Non-resident US citizens with US investments would pay the treaty rates on their US portfolio income, rather than paying tax at lower marginal rates. This tax would be withheld at the source and the IRS would save as there would be fewer returns to process.
US corporations with overseas income would be free to repatriate that income and invest it in the US (or pay taxable dividends). Again, increasing US tax revenue.
@Karen – CBT limits the investment options for non-resident compliant US citizen individuals, thus sucking capital into the US. With RBT, non-resident US citizen individuals would be free to save for their retirement in their country of residence, paying taxes in their country of residence and not paying anything to the US at all.
If I’m not mistaken, that’s the point of CBT, where individual non-resident taxpayers are concerned – US capital accumulation.
The exit tax rules illustrate with horrible clarity what the US feels it’s being cheated of whenever a US citizen renounces US citizenship.
On a human level, it’s insane. But on a capital-accumulation level, it makes perfect sense.
@iota
Point taken. But, if that is the real aim of CBT, then the US is doing a really bad job of it. Long-term expats have difficulty investing their money in the US without a US mailing address.
For many reasons it makes more sense to invest locally in direct shares and direct property. First, you avoid the currency risk. Second, local investments are much easier to monitor. Third, your home country may tax your foreign (US) investments punitively.
Having said that, I’m looking forward to having a full range of investment opportunities after I renounce next week.
“The exit tax rules illustrate with horrible clarity what the US feels it’s being cheated of whenever a US citizen renounces US citizenship.”
Yes the US understands that perfectly. That’s why the US has been paying countries where immigrants were educated, to reimburse taxpayers of those countries for the expenses of educating them. The US has been doing this for hundreds of years, give or take a few centuries.
“Third, your home country may tax your foreign (US) investments punitively.”

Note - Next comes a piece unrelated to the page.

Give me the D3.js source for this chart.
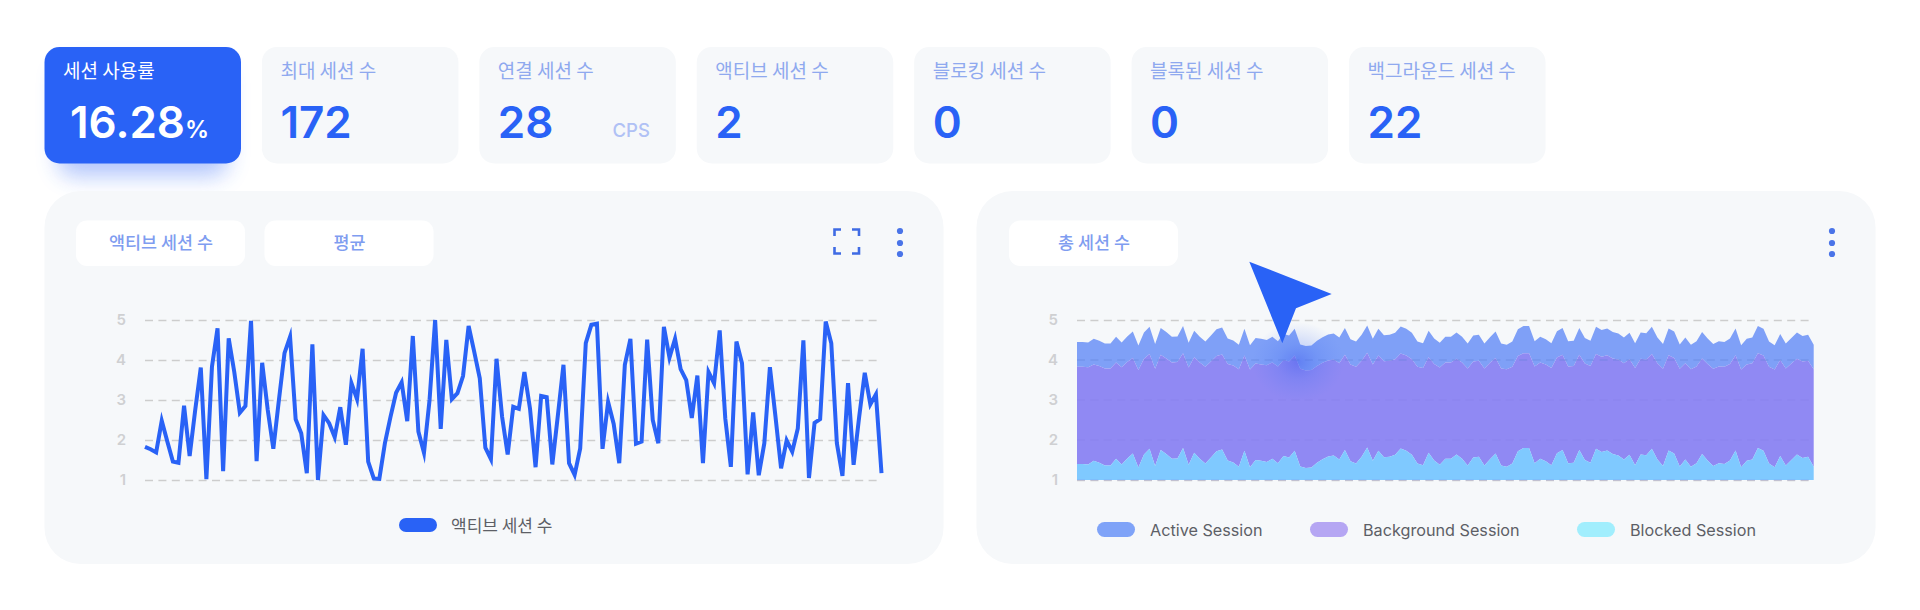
<!DOCTYPE html>
<html><head><meta charset="utf-8">
<script src="https://cdn.jsdelivr.net/npm/d3@7/dist/d3.min.js"></script>
<style>
html,body{margin:0;padding:0;background:#fff;overflow:hidden}
svg{display:block}
text{font-family:Inter,"Noto Sans CJK KR","Noto Sans",sans-serif}
.ko{font-family:"Noto Sans CJK KR",Inter,sans-serif}
</style></head><body>
<svg id="c" width="1920" height="610"></svg>
<script>
const cardTitles=["세션 사용률","최대 세션 수","연결 세션 수","액티브 세션 수","블로킹 세션 수","블록된 세션 수","백그라운드 세션 수"];
const cardValues=["16.28","172","28","2","0","0","22"];
const yTicks=[1,2,3,4,5];
const activeLineLabel="액티브 세션 수";
const areaLabels=["Active Session","Background Session","Blocked Session"];
const activeLine=[1.83,1.77,1.69,2.48,1.96,1.46,1.43,2.86,1.6,2.75,3.81,1.02,3.83,4.79,1.22,4.54,3.7,2.68,2.85,4.98,1.47,3.93,2.75,1.78,3.0,4.17,4.58,2.52,2.17,1.17,4.39,1.0,2.62,2.42,2.07,2.82,1.88,3.42,3.02,4.28,1.46,1.04,1.03,1.92,2.58,3.18,3.44,2.47,4.6,2.21,1.68,3.0,5.0,2.28,4.5,3.02,3.17,3.6,4.85,4.21,3.54,1.81,1.52,4.03,2.58,1.64,2.83,2.78,3.7,2.79,1.32,3.1,3.07,1.39,2.62,3.88,1.42,1.13,1.79,4.42,4.88,4.91,1.78,2.95,2.4,1.42,3.88,4.53,1.91,1.96,4.51,2.5,1.92,4.83,4.06,4.53,3.77,3.5,2.55,3.61,1.42,3.7,3.42,4.74,2.54,1.33,4.46,3.92,1.14,2.69,1.12,1.92,3.82,2.58,1.29,1.99,1.71,2.29,4.49,1.05,2.43,2.52,4.96,4.42,1.92,1.1,3.42,1.38,2.58,3.68,2.89,3.14,1.17];
const activeTop=[4.45,4.45,4.44,4.53,4.48,4.41,4.41,4.58,4.44,4.59,4.71,4.36,4.69,4.83,4.40,4.80,4.70,4.58,4.59,4.85,4.43,4.73,4.58,4.46,4.61,4.77,4.81,4.54,4.49,4.38,4.78,4.37,4.55,4.53,4.50,4.58,4.47,4.65,4.61,4.78,4.39,4.35,4.36,4.48,4.57,4.64,4.66,4.56,4.80,4.52,4.46,4.63,4.86,4.53,4.78,4.62,4.63,4.68,4.84,4.78,4.68,4.46,4.42,4.73,4.54,4.43,4.58,4.58,4.69,4.58,4.41,4.61,4.63,4.41,4.57,4.71,4.41,4.38,4.46,4.77,4.85,4.85,4.47,4.58,4.52,4.42,4.72,4.80,4.47,4.48,4.80,4.55,4.48,4.83,4.75,4.79,4.70,4.66,4.56,4.68,4.42,4.69,4.67,4.83,4.56,4.40,4.79,4.71,4.39,4.56,4.38,4.47,4.70,4.54,4.40,4.47,4.45,4.54,4.79,4.37,4.53,4.56,4.85,4.78,4.46,4.37,4.65,4.41,4.55,4.69,4.60,4.63,4.38];
const backgroundTop=[3.83,3.83,3.82,3.89,3.85,3.79,3.79,3.94,3.82,3.95,4.05,3.75,4.03,4.15,3.78,4.13,4.04,3.94,3.95,4.17,3.81,4.07,3.94,3.83,3.96,4.10,4.14,3.90,3.86,3.77,4.11,3.76,3.91,3.89,3.87,3.94,3.84,4.00,3.96,4.11,3.78,3.74,3.75,3.85,3.93,3.99,4.01,3.92,4.13,3.89,3.83,3.98,4.18,3.89,4.11,3.97,3.98,4.02,4.16,4.11,4.02,3.83,3.80,4.07,3.90,3.81,3.94,3.94,4.03,3.94,3.79,3.96,3.98,3.79,3.93,4.05,3.79,3.77,3.83,4.10,4.17,4.17,3.84,3.94,3.89,3.80,4.06,4.13,3.84,3.85,4.13,3.91,3.85,4.15,4.08,4.12,4.04,4.01,3.92,4.02,3.80,4.03,4.01,4.15,3.92,3.78,4.12,4.05,3.78,3.92,3.77,3.84,4.04,3.90,3.78,3.84,3.83,3.90,4.12,3.76,3.89,3.92,4.17,4.11,3.83,3.76,4.00,3.79,3.91,4.03,3.96,3.98,3.77];
const blockedTop=[1.40,1.40,1.39,1.48,1.43,1.36,1.36,1.53,1.39,1.54,1.66,1.31,1.64,1.78,1.35,1.75,1.65,1.53,1.54,1.80,1.38,1.68,1.53,1.41,1.56,1.72,1.76,1.49,1.44,1.33,1.73,1.32,1.50,1.48,1.45,1.53,1.42,1.60,1.56,1.73,1.34,1.30,1.31,1.43,1.52,1.59,1.61,1.51,1.75,1.47,1.41,1.58,1.81,1.48,1.73,1.57,1.58,1.63,1.79,1.73,1.63,1.41,1.37,1.68,1.49,1.38,1.53,1.53,1.64,1.53,1.36,1.56,1.58,1.36,1.52,1.66,1.36,1.33,1.41,1.72,1.80,1.80,1.42,1.53,1.47,1.37,1.67,1.75,1.42,1.43,1.75,1.50,1.43,1.78,1.70,1.74,1.65,1.61,1.51,1.63,1.37,1.64,1.62,1.78,1.51,1.35,1.74,1.66,1.34,1.51,1.33,1.42,1.65,1.49,1.35,1.42,1.40,1.49,1.74,1.32,1.48,1.51,1.80,1.73,1.41,1.32,1.60,1.36,1.50,1.64,1.55,1.58,1.33];

const BLUE="#2962f6",PANEL="#f6f8fa",SOFT="#7f9df0";
const svg=d3.select("#c");
const defs=svg.append("defs");
const f=defs.append("filter").attr("id","sh").attr("x","-30%").attr("y","-30%").attr("width","160%").attr("height","180%");
f.append("feGaussianBlur").attr("stdDeviation",11);
const g0=defs.append("radialGradient").attr("id","glow");
g0.append("stop").attr("offset","0%").attr("stop-color","#4560ee").attr("stop-opacity",.5);
g0.append("stop").attr("offset","45%").attr("stop-color","#4a72f2").attr("stop-opacity",.22);
g0.append("stop").attr("offset","100%").attr("stop-color","#5a80f4").attr("stop-opacity",0);

// stat cards
const cardX=d3.scaleLinear().domain([0,6]).range([44.5,1349]);
svg.append("rect").attr("x",58).attr("y",64).attr("width",170).attr("height",112).attr("rx",16).attr("fill",BLUE).attr("opacity",.36).attr("filter","url(#sh)");
cardTitles.forEach((t,i)=>{
  const x=cardX(i),first=i===0;
  svg.append("rect").attr("x",x).attr("y",47).attr("width",196.5).attr("height",116.5).attr("rx",15).attr("fill",first?BLUE:PANEL);
  svg.append("text").attr("class","ko").attr("x",x+18.5).attr("y",78).attr("font-size",19).attr("fill",first?"#fff":"#8fa9ef").text(t);
  const v=svg.append("text").attr("x",x+(first?25.5:18.5)).attr("y",138).attr("font-size",44).attr("font-weight",600).attr("fill",first?"#fff":BLUE).text(cardValues[i]);
  if(first) v.append("tspan").attr("font-size",24).attr("dx",0).text("%");
  if(i===2) svg.append("text").attr("x",x+170.5).attr("y",137).attr("text-anchor","end").attr("font-size",18.5).attr("font-weight",500).attr("fill","#b0c1f5").text("CPS");
});

// panels
function panel(x,tabs,tabX){
  svg.append("rect").attr("x",x).attr("y",191).attr("width",899).attr("height",373).attr("rx",36).attr("fill",PANEL);
  tabs.forEach((t,i)=>{
    const tx=tabX[i];
    svg.append("rect").attr("x",tx).attr("y",220.5).attr("width",169).attr("height",45.5).attr("rx",11).attr("fill","#fff");
    svg.append("text").attr("class","ko").attr("x",tx+85).attr("y",249).attr("text-anchor","middle").attr("font-size",17.4).attr("font-weight",500).attr("fill",SOFT).text(t);
  });
}
panel(44.5,[activeLineLabel,"평균"],[76,264.5]);
panel(976.5,["총 세션 수"],[1009]);

// icons
[900,1832].forEach(cx=>[231,243,254].forEach(cy=>svg.append("circle").attr("cx",cx).attr("cy",cy).attr("r",3.1).attr("fill","#4a74e8")));
svg.append("path").attr("fill","none").attr("stroke","#3f6be4").attr("stroke-width",2.6)
  .attr("d","M834.5 236V229.5H841M852 229.5H859V236M834.5 247V253.5H841M852 253.5H859V247");

const y=d3.scaleLinear().domain([1,5]).range([480,320]);
function axis(x0,x1){
  const g=svg.append("g").attr("transform",`translate(${x0},0)`).call(d3.axisLeft(y).tickValues(yTicks).tickFormat(d3.format("d")).tickSize(0).tickPadding(19));
  g.select(".domain").remove();
  g.selectAll("text").attr("font-size",15).attr("font-weight",600).attr("fill","#cfd0d2").attr("font-family","Inter,sans-serif");
  g.selectAll(".tick").append("line").attr("x2",x1-x0).attr("stroke","#cdcdcd").attr("stroke-width",1.5).attr("stroke-dasharray","8 5.4");
}

// left chart
const xL=d3.scaleLinear().domain([0,132]).range([145,881.5]);
axis(145,881.5);
svg.append("path").datum(activeLine).attr("fill","none").attr("stroke",BLUE).attr("stroke-width",4).attr("stroke-linejoin","miter").attr("stroke-miterlimit",6)
  .attr("d",d3.line().x((d,i)=>xL(i)).y(d=>y(d)));
svg.append("rect").attr("x",399).attr("y",518).attr("width",38).attr("height",14).attr("rx",7).attr("fill",BLUE);
svg.append("text").attr("class","ko").attr("x",451).attr("y",532).attr("font-size",17).attr("fill","#5d5f66").text(activeLineLabel);

// right chart
const xR=d3.scaleLinear().domain([0,132]).range([1077,1813.7]);
axis(1077,1813.7);
const layers=[[backgroundTop,activeTop,"#7fa0f7"],[blockedTop,backgroundTop,"#9089f3"],[blockedTop.map(()=>1),blockedTop,"#7fc9ff"]];
layers.forEach(([lo,hi,col])=>{
  svg.append("path").datum(hi).attr("fill",col)
    .attr("d",d3.area().x((d,i)=>xR(i)).y0((d,i)=>y(lo[i])).y1(d=>y(d)));
});
yTicks.slice(0,4).forEach(v=>{
  svg.append("line").attr("x1",1077).attr("x2",1813.7).attr("y1",y(v)).attr("y2",y(v)).attr("stroke",v===4?"#5f7fd8":"#7d76e0").attr("stroke-opacity",v===4?.55:.3).attr("stroke-width",1.2).attr("stroke-dasharray","8 5.4");
});
const lg=[[1097,1150,"#7fa3f8"],[1310,1363,"#b5a6f3"],[1577,1630,"#a1eefd"]];
lg.forEach(([a,b,c],i)=>{
  svg.append("rect").attr("x",a).attr("y",522).attr("width",38).attr("height",15).attr("rx",7.5).attr("fill",c);
  svg.append("text").attr("x",b).attr("y",536).attr("font-size",16.2).attr("fill","#5d5f66").text(areaLabels[i]);
});

// cursor with glow
svg.append("ellipse").attr("cx",1298).attr("cy",362).attr("rx",46).attr("ry",40).attr("fill","url(#glow)");
svg.append("polygon").attr("points","1249.3,261.7 1331.7,294 1296,308.3 1282.3,343.3").attr("fill",BLUE);
</script>
</body></html>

Don’t we wish. If Canada would punitively tax every foreign (US) investment made by a bank, preventing banks from investing in the US, we wouldn’t have to worry about the US withholding 30% of nothing.
If US individual tax worked the same way as US corporate tax, none of us expats would ever pay a penny of US tax until we tried to take the money back to the United States. Obviously nobody in their right mind would do that and CBT would be pointless.
That’s why certain Congressmen have their knickers in a knot about US companies which don’t bring the cash back home and expose the it to US taxation. They then accuse them of not being good corporate citizens when it is the tax code itself which is the problem. When you have the world’s highest corporate tax rate everywhere else looks like a tax haven.
Of relevance to this discussion: Roger Ver spoke in person at a bitcoin conference in Denver, Colorado recently.
https://btcmanager.com/news/roger-ver-at-5280-feet-on-bitcoin-and-his-life-journey/
This provides obvious evidence for his earlier statement that he was able to obtain a US visa in Tokyo without any Reed Amendment problems
http://pastebin.com/iUS72J9E
All the Homeland “journalists” like Josh Marshall of Talking Points Memo, who said “I don’t think American citizens who renounce their citizenship for tax purposes should be allowed to return to the country ever” and who claimed his visa denial was due to the Reed Amendment, have yet to issue a retraction.